What to produce: Would you return the run of lines that starts at the one with "Reproduce this chart with React, TypeScript" and ends at the one with "import * as", ends included, exactly as written and without the images?

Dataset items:
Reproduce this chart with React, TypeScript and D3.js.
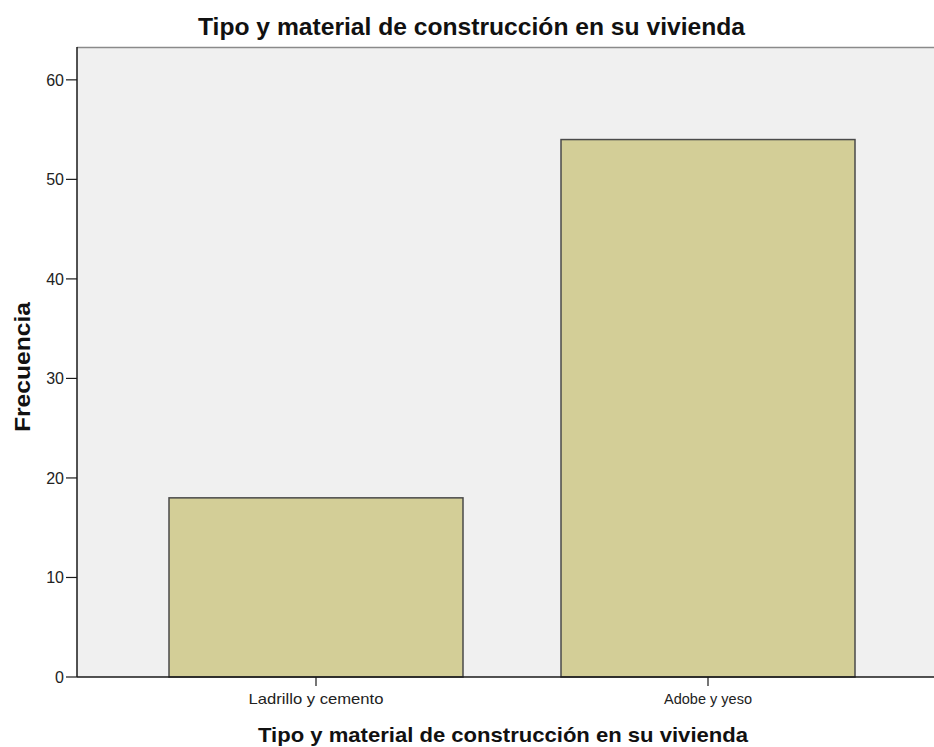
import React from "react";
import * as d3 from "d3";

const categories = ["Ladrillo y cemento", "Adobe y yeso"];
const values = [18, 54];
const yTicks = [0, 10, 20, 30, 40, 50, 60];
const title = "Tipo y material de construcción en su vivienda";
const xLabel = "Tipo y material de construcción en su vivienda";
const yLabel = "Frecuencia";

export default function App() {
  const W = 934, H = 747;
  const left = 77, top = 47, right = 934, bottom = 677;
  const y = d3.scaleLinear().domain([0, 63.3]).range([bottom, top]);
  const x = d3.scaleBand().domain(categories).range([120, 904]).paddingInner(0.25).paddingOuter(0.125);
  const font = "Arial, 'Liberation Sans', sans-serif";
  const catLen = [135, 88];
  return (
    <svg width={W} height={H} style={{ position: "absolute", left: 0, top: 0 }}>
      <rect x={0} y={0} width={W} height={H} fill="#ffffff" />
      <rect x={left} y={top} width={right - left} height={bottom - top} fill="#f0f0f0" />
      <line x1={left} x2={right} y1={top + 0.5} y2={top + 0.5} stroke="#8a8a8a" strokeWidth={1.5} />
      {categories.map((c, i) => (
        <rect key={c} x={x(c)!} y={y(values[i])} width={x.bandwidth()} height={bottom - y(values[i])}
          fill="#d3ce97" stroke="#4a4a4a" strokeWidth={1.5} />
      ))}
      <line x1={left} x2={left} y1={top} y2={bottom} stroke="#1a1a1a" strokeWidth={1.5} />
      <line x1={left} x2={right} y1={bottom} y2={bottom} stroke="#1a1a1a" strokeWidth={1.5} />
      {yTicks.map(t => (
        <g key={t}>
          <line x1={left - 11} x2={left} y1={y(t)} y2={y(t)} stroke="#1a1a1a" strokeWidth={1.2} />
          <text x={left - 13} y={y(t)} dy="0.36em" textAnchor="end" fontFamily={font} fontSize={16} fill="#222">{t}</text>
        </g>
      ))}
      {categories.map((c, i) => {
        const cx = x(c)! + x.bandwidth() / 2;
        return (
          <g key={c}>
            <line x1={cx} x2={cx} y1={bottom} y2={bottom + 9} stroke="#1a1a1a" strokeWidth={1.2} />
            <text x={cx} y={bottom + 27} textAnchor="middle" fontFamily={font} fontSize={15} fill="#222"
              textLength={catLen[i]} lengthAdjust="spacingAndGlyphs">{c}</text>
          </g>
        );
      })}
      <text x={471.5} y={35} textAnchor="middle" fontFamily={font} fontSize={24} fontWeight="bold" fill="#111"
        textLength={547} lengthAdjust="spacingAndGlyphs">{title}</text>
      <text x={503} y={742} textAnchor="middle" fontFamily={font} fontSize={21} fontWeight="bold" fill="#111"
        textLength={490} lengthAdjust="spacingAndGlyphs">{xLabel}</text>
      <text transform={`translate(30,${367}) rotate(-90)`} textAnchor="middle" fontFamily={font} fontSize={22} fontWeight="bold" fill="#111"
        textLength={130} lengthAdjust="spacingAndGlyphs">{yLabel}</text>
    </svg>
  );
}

...

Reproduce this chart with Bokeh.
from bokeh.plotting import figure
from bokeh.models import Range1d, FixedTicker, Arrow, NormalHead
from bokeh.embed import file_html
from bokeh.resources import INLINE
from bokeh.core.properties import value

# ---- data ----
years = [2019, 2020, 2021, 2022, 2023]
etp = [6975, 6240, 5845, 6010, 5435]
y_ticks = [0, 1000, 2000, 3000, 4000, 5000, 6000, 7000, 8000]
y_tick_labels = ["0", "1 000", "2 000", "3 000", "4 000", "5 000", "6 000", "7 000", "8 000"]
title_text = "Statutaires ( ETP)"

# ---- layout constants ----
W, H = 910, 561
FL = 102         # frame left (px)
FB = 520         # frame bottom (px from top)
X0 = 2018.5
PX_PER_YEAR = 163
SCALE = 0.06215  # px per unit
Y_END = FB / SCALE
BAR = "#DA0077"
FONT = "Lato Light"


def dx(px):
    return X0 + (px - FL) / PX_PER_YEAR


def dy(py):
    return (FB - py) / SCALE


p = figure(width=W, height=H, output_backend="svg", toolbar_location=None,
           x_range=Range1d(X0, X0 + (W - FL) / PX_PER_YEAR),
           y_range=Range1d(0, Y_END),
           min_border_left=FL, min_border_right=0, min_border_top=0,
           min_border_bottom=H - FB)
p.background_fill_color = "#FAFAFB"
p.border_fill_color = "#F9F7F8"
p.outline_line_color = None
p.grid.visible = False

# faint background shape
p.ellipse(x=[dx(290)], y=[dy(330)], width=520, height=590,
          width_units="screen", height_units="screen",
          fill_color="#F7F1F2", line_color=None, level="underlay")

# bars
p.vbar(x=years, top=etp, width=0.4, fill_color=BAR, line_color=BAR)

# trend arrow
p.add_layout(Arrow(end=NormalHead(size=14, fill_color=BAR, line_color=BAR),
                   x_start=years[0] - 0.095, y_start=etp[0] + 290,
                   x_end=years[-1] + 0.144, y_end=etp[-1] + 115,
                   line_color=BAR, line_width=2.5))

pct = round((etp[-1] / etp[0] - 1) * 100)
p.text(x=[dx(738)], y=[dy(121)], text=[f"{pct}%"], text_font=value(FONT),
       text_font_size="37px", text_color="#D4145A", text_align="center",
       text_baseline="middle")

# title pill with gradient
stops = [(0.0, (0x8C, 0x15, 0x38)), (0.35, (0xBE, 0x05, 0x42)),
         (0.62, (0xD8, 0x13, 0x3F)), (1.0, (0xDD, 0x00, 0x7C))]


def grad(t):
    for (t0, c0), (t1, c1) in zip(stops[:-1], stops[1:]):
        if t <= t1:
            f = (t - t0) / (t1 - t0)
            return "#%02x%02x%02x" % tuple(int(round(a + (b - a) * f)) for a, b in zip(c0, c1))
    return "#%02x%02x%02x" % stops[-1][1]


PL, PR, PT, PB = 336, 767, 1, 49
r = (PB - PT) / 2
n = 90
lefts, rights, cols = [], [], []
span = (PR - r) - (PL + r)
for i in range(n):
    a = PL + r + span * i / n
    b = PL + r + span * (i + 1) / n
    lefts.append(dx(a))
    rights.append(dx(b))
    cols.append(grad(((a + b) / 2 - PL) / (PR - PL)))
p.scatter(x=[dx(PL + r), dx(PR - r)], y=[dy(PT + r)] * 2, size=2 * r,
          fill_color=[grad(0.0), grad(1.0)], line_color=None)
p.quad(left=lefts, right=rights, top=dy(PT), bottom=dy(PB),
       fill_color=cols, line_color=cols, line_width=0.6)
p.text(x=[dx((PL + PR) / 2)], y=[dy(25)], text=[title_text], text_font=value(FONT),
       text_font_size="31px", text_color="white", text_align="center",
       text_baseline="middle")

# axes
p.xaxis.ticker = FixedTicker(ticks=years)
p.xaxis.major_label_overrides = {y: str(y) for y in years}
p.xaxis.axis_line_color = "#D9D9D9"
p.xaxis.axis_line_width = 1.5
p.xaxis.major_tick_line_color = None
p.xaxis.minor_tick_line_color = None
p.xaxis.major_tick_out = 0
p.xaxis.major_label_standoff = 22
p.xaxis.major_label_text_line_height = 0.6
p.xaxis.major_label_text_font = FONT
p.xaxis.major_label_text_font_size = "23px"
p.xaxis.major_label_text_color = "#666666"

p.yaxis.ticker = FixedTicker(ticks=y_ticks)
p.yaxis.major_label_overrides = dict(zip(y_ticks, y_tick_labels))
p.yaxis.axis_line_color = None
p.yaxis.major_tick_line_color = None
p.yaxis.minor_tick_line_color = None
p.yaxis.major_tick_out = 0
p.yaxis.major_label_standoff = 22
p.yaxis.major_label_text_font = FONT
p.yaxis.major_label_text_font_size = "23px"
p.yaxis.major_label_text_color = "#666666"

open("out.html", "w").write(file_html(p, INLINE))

Exercise response:
Reproduce this chart with React, TypeScript and D3.js.
import React from "react";
import * as d3 from "d3";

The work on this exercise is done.